Published: November 16, 2012
Section: Arts, Etc., Top Stories

In a rather enjoyable change of pace Wednesday afternoon, the Mandel Atrium was filled with the sounds of soothing string compositions. The Lydian String Quartet performed as a preface to their concert on Saturday, sponsored by the Department of Music and the Mandel Center for the Humanities.

Formed in 1980, the Quartet has been receiving critical acclaim for almost the entirety of its existence. This performance included Professor Joshua Gordon (cello), Professor Daniel Stepner (violin), Professor Mary Ruth Ray (viola) and Mark Berger (violin); Gordon, Stepner and Ray are professors in the Department of Music, while Berger is a Ph.D. student. The Quartet’s numerous awards include the highly prestigious Naumburg Award for Chamber music. These highly skilled performers read their music and watched each other with authentic looks of joy and intensity from the start of the concert, which made them even more enjoyable to watch.

In the Quartet’s first piece, Mozart’s “Quartet in D Minor” dedicated to Mozart’s mentor Joseph Haydn, the music reflected the various complex aspects in Mozart’s life at the time. Slower swells of sound in the “Allegro moderato” movement were followed by upbeat measures, which complemented each other nicely. “Andante” featured emphatic breaks in the music, which punctuated the longer, rich phrases in the piece.

The third movement, “Menuetto: Allegretto” capitalized on the single-string plucking of some of the performers, which countered to more luscious melodies similar to “Andante’s.” The frequent tempo and style changes in “Allegretto ma non troppo” kept the audience’s rapt attention and evoked thoughts of Mozart’s performances when the piece was written, where he would sometimes play with Haydn in an impromptu string quartet.

After Mozart’s work came “Aqua,” a new piece composed by Harold Meltzer. Inspired by the design of the Aqua building in Chicago and the shimmering and liquid effects it creates, this performance was the Quartet’s premiere of the piece. Despite some initial hesitation about Meltzer’s inexperience with composing string quartets, the piece came together spectacularly.

Each of the 11 movements conveyed a different feeling and gave credit to the piece’s liquid inspiration. The first movement, “Liquid,” showcased this loose and easy changeability, moving from rapid slews of notes to drawn-out, fuller phrases and back again often within the movement’s three minutes. Another section of note was “Kaleidoscopic,” and while some members of the audience seemed off-put by its cacophonous and somewhat grating type of sound, “Warm and Full’s” rich melodies brought a sense of order and harmony to “Kaleidoscopic’s” chaotic orchestration.

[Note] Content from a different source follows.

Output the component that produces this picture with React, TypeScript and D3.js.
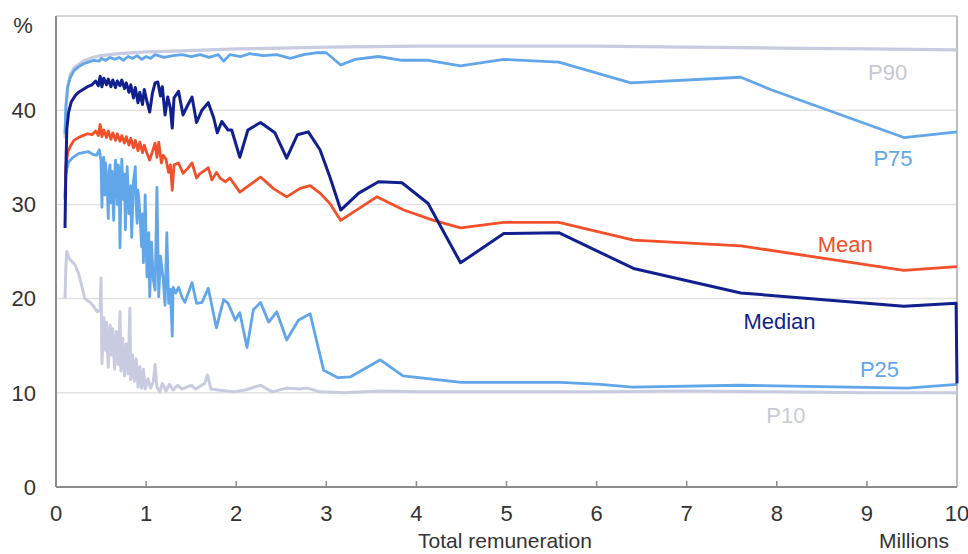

Whether this was a result intended by Meltzer or a happy side effect, the transition into a sense of musical balance set up the rest of the piece’s shifting nature quite well.

The audience was comprised mainly of adults, although students stood in the back of the atrium for parts of the concert; this lack of student attendance was by no means the fault of the Quartet, but likely due to classes beginning or ending during the concert. The presence of so many apparent classical enthusiasts resulted in the audience having a positive predisposition toward the Quartet, as they had gone out of their way to attend the concert.

This difference in audience from a typical campus performance also helped enhance the overall effect of the concert, as the audience held its applause until the end of each piece, rather than each movement—an approach that helped the performance truly feel like an authentic classical experience. The crowd had no problems with conveying their approval to the Quartet, as the wide smiles and lengthy rounds of applause indicated.